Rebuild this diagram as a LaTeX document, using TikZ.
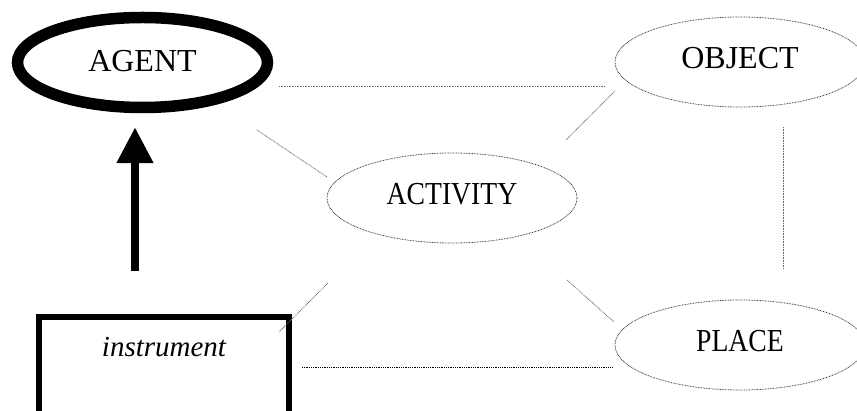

-- -- --

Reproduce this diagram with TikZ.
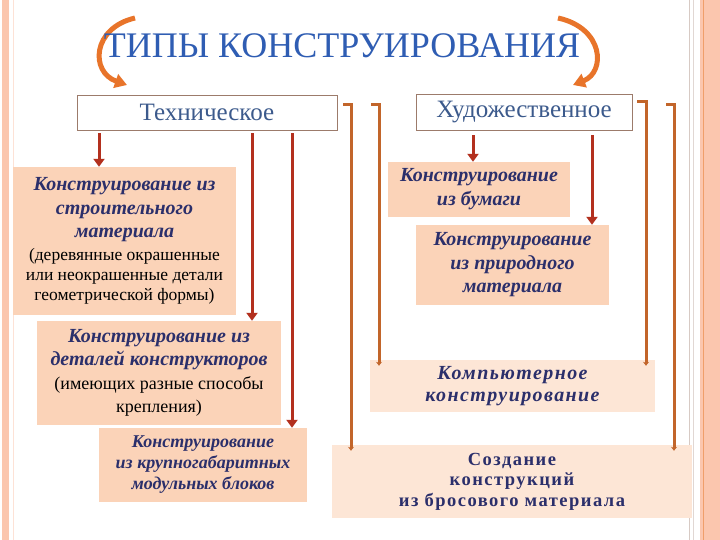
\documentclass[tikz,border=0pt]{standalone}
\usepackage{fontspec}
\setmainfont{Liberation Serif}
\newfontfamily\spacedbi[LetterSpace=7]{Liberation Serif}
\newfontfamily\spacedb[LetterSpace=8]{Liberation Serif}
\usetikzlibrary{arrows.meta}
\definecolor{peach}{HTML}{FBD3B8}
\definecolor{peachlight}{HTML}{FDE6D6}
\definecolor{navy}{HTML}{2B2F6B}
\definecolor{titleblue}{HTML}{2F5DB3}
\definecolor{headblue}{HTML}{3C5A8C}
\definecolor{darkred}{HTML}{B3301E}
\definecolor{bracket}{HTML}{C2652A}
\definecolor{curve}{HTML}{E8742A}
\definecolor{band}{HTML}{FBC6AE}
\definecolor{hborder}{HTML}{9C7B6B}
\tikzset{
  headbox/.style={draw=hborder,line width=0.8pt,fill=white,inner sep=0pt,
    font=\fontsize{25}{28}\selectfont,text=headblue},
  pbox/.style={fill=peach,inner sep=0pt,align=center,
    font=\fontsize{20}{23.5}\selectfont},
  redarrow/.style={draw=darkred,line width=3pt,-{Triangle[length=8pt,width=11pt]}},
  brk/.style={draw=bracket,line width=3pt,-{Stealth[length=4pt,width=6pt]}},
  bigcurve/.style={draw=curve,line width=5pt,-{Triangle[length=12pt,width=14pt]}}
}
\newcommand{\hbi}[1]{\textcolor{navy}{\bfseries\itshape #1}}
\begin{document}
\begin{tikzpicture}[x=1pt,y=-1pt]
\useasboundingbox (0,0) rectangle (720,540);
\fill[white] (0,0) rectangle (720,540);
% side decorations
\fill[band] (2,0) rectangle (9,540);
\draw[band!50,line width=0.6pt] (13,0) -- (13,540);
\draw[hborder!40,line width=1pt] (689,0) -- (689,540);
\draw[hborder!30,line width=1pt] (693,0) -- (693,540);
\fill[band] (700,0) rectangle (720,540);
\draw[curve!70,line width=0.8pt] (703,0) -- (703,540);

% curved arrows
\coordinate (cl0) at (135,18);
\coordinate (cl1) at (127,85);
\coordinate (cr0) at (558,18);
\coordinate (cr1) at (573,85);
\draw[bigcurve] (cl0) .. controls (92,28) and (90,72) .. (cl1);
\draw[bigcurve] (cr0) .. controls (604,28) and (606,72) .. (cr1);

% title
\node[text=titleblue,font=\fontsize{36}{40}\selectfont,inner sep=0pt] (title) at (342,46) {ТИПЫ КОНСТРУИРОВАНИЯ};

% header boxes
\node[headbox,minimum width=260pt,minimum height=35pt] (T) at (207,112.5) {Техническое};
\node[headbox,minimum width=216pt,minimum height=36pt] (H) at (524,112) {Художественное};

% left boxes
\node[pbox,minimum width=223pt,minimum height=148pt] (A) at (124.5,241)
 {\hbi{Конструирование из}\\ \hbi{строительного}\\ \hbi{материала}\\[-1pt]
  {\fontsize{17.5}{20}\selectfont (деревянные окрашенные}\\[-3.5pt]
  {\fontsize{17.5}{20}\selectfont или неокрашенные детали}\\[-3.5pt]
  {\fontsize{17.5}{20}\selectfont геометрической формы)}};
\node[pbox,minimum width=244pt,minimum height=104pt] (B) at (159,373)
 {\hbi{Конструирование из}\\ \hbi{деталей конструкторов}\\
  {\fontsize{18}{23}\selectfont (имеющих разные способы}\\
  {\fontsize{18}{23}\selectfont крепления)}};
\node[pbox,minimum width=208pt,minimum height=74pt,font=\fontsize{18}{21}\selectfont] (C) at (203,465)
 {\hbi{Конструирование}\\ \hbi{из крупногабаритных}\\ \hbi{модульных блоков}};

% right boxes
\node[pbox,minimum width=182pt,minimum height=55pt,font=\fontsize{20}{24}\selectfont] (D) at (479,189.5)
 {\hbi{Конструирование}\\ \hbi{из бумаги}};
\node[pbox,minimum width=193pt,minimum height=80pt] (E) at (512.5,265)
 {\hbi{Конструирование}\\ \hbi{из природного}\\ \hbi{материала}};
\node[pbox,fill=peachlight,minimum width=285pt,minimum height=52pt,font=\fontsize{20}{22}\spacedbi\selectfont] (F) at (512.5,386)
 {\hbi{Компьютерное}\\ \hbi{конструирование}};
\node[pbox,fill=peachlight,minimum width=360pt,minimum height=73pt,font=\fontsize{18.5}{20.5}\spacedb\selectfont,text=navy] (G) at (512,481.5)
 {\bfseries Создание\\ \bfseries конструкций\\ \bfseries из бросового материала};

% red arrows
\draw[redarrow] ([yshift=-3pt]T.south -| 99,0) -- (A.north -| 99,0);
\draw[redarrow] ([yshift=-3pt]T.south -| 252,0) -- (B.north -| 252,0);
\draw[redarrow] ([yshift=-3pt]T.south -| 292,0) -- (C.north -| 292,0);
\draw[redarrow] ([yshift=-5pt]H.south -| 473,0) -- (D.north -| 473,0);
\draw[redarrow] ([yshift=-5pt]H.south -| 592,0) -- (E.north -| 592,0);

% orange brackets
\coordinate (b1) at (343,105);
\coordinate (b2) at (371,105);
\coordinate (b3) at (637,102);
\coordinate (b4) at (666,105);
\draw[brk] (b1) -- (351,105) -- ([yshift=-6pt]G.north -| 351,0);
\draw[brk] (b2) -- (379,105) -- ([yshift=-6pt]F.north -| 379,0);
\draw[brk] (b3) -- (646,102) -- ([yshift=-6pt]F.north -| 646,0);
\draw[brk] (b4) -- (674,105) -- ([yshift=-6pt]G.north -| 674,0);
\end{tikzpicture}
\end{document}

-- -- --

Tally the lines in the listing that hold "diagram" and report the number alone.

2